* begin Given entries *

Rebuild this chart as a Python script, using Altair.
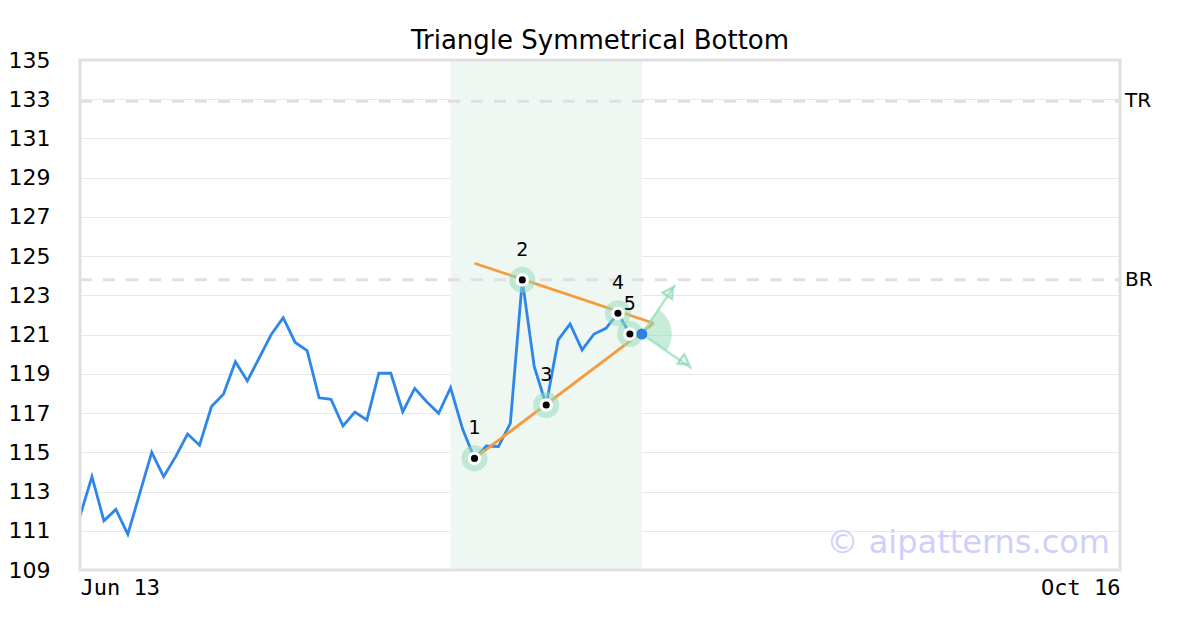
import altair as alt
import pandas as pd

# ---- data ----
price = [111.75, 113.76, 111.51, 112.09, 110.82, 112.91, 115.0, 113.76, 114.78, 115.93,
         115.36, 117.33, 117.96, 119.62, 118.64, 119.82, 121.01, 121.86, 120.6, 120.18,
         117.78, 117.7, 116.34, 117.05, 116.65, 119.03, 119.03, 117.07, 118.26, 117.58,
         116.99, 118.29, 116.2, 114.69, 115.32, 115.29, 116.48, 123.79, 119.37, 117.41,
         120.73, 121.54, 120.22, 121.03, 121.32, 122.09, 121.03]
last_idx = [47]
last_val = [121.03]

x_end = 87
x_tick_pos = [0, 87]
x_tick_labels = ["Jun 13", "Oct 16"]
y_min, y_max = 109, 135
y_ticks = list(range(109, 136, 2))

pattern_span = [31, 47]
level_names = ["TR", "BR"]
level_values = [132.9, 123.8]

pivot_idx = [33, 37, 39, 45, 46]
pivot_val = [114.69, 123.79, 117.41, 122.09, 121.03]
pivot_lbl = ["1", "2", "3", "4", "5"]

upper_line = {"x": [33, 48], "y": [124.64, 121.58]}
lower_line = {"x": [33, 48], "y": [114.69, 121.58]}

arrow_tip_x = [49.78, 51.17]
arrow_tip_y = [123.53, 119.28]
arrow_head_x = [49.36, 50.61]
arrow_head_y = [123.19, 119.62]
arrow_angle = [34, 124]

title = "Triangle Symmetrical Bottom"
watermark = "© aipatterns.com"

# ---- tables ----
df_price = pd.DataFrame({"i": list(range(len(price))), "v": price})
df_last = pd.DataFrame({"i": last_idx, "v": last_val})
df_span = pd.DataFrame({"a": [pattern_span[0]], "b": [pattern_span[1]], "lo": [y_min], "hi": [y_max]})
df_frame = pd.DataFrame({"a": [0], "b": [x_end], "lo": [y_min], "hi": [y_max]})
df_lvl = pd.DataFrame({"name": level_names, "v": level_values, "x0": [0, 0], "x1": [x_end, x_end]})
df_piv = pd.DataFrame({"i": pivot_idx, "v": pivot_val, "lbl": pivot_lbl})
df_tl = pd.DataFrame({
    "i": upper_line["x"] + lower_line["x"],
    "v": upper_line["y"] + lower_line["y"],
    "g": ["u", "u", "l", "l"],
})
df_arrow = pd.DataFrame({
    "x0": last_idx * 2, "y0": last_val * 2,
    "x1": arrow_tip_x, "y1": arrow_tip_y,
    "hx": arrow_head_x, "hy": arrow_head_y, "ang": arrow_angle,
})

xs = alt.Scale(domain=[0, x_end], nice=False, zero=False)
ys = alt.Scale(domain=[y_min, y_max], nice=False, zero=False)

label_expr = " : ".join(
    f"datum.value == {p} ? '{l}'" for p, l in zip(x_tick_pos[:-1], x_tick_labels[:-1])
) + f" : '{x_tick_labels[-1]}'"

x_axis = alt.Axis(values=x_tick_pos, labelExpr=label_expr, grid=False,
                  ticks=False, domain=False, labelFlush=True,
                  labelFont="DejaVu Sans Mono", labelFontSize=22,
                  labelColor="#000", labelPadding=7, title=None, labelOverlap=False)
y_axis = alt.Axis(values=y_ticks, grid=True, gridColor="#e8e8e8",
                  ticks=False, domain=False, labelAlign="left",
                  labelPadding=72, labelFont="DejaVu Sans",
                  labelFontSize=22, labelColor="#000", title=None,
                  labelBaseline="middle", labelOverlap=False, labelFlush=False)


def XQ(f):
    return alt.X(f, scale=xs, axis=x_axis)


def YQ(f):
    return alt.Y(f, scale=ys, axis=y_axis)


shade = alt.Chart(df_span).mark_rect(color="#eef7f2").encode(
    x=XQ("a:Q"), x2="b:Q", y=YQ("lo:Q"), y2="hi:Q")

frame = alt.Chart(df_frame).mark_rect(fillOpacity=0, stroke="#e0e0e0", strokeWidth=3).encode(
    x=XQ("a:Q"), x2="b:Q", y=YQ("lo:Q"), y2="hi:Q")

levels = alt.Chart(df_lvl).mark_rule(color="#e0e0e0", strokeWidth=3, strokeDash=[12, 11]).encode(
    x=XQ("x0:Q"), x2="x1:Q", y=YQ("v:Q"))
level_txt = alt.Chart(df_lvl).mark_text(align="left", baseline="middle", dx=5, font="DejaVu Sans",
                                        fontSize=20, color="#000").encode(
    x=XQ("x1:Q"), y=YQ("v:Q"), text="name:N")

line = alt.Chart(df_price).mark_line(color="#2e86e8", strokeWidth=2.8).encode(
    x=XQ("i:Q"), y=YQ("v:Q"))

tlines = alt.Chart(df_tl).mark_line(color="#f79a3e", strokeWidth=2.8).encode(
    x=XQ("i:Q"), y=YQ("v:Q"), detail="g:N")

halo = alt.Chart(df_piv).mark_circle(size=680, color="#8fdcb5", opacity=0.5).encode(
    x=XQ("i:Q"), y=YQ("v:Q"))

wedge = alt.Chart(df_last).mark_arc(theta=0.593, theta2=2.164, radius=30, color="#8fdcb5",
                                    opacity=0.5).encode(
    x=XQ("i:Q"), y=YQ("v:Q"))

arrows = alt.Chart(df_arrow).mark_rule(color="#8fdcb5", strokeWidth=2.5, opacity=0.7).encode(
    x=XQ("x0:Q"), y=YQ("y0:Q"), x2="x1:Q", y2="y1:Q")
heads = alt.Chart(df_arrow).mark_point(shape="triangle-up", size=130, filled=False,
                                       stroke="#8fdcb5", fill="#c7edda", fillOpacity=0.4,
                                       strokeWidth=2.2, opacity=0.8).encode(
    x=XQ("hx:Q"), y=YQ("hy:Q"), angle=alt.Angle("ang:Q", scale=None))

white = alt.Chart(df_piv).mark_circle(size=180, color="white", opacity=1).encode(
    x=XQ("i:Q"), y=YQ("v:Q"))
black = alt.Chart(df_piv).mark_circle(size=50, color="black", opacity=1).encode(
    x=XQ("i:Q"), y=YQ("v:Q"))
piv_txt = alt.Chart(df_piv).mark_text(dy=-30, font="DejaVu Sans", fontSize=19, color="#000",
                                      baseline="middle").encode(
    x=XQ("i:Q"), y=YQ("v:Q"), text="lbl:N")

last_dot = alt.Chart(df_last).mark_circle(size=120, color="#2f80e0", opacity=1).encode(
    x=XQ("i:Q"), y=YQ("v:Q"))

wm = alt.Chart(pd.DataFrame({"t": [watermark]})).mark_text(
    align="right", baseline="alphabetic", font="DejaVu Sans", fontSize=32, color="#cfcffb").encode(
    x=alt.value(1030), y=alt.value(493), text="t:N")

chart = alt.layer(shade, levels, level_txt, line, tlines, halo, wedge, arrows, heads,
                  white, black, last_dot, piv_txt, wm, frame).properties(
    width=1040, height=510,
    title=alt.TitleParams(title, font="DejaVu Sans", fontSize=26, fontWeight="normal",
                          color="#000", anchor="middle", offset=-5),
    autosize=alt.AutoSizeParams(type="none"),
    padding={"left": 72, "top": 52, "right": 72, "bottom": 52},
).configure_view(stroke=None).configure(background="white")

chart.save("out.html", embed_options={"renderer": "svg", "actions": False})
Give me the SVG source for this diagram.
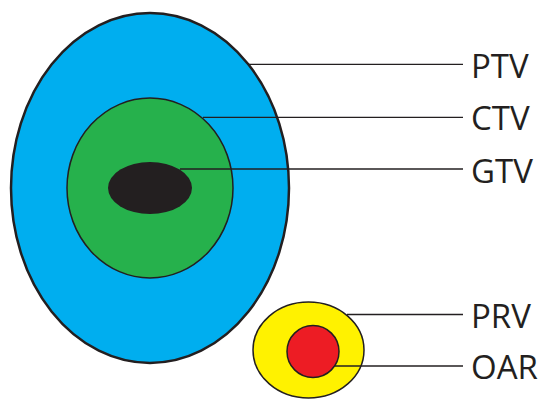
<svg xmlns="http://www.w3.org/2000/svg" width="540" height="400" viewBox="0 0 540 400">
<style>
.o{stroke:#231f20}
.lbl{font-family:"Open Sans","Liberation Sans",sans-serif;font-size:33px;fill:#231f20}
.ln{stroke:#231f20;stroke-width:1.3;fill:none}
</style>
<rect width="540" height="400" fill="#fff"/>
<g id="ptv"><ellipse cx="150" cy="188" rx="139" ry="175" fill="#00aeef" class="o" stroke-width="2.5"/></g>
<g id="ctv"><ellipse cx="150" cy="188" rx="83" ry="90" fill="#26b14c" class="o" stroke-width="1.5"/></g>
<g id="gtv"><ellipse cx="150" cy="188" rx="42" ry="26" fill="#231f20"/></g>
<g id="prv"><ellipse cx="308.5" cy="350" rx="55.5" ry="48" fill="#fff200" class="o" stroke-width="1.5"/></g>
<g id="oar"><circle cx="313" cy="351.5" r="26" fill="#ed1c24" class="o" stroke-width="1.5"/></g>
<g id="connectors">
<line class="ln" x1="248" y1="64.3" x2="463" y2="64.3"/>
<line class="ln" x1="203" y1="117.3" x2="463" y2="117.3"/>
<line class="ln" x1="180" y1="169" x2="463" y2="169"/>
<line class="ln" x1="347" y1="314.5" x2="463" y2="314.5"/>
<line class="ln" x1="335" y1="366" x2="463" y2="366"/>
</g>
<g id="labels">
<text class="lbl" x="471" y="77.5">PTV</text>
<text class="lbl" x="471" y="130">CTV</text>
<text class="lbl" x="471" y="182.5">GTV</text>
<text class="lbl" x="471" y="327.5">PRV</text>
<text class="lbl" x="471" y="378.5">OAR</text>
</g>
</svg>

* end Given entries *

From the entries above, extract every line where the word "this" appears.

Rebuild this chart as a Python script, using Altair.
Give me the SVG source for this diagram.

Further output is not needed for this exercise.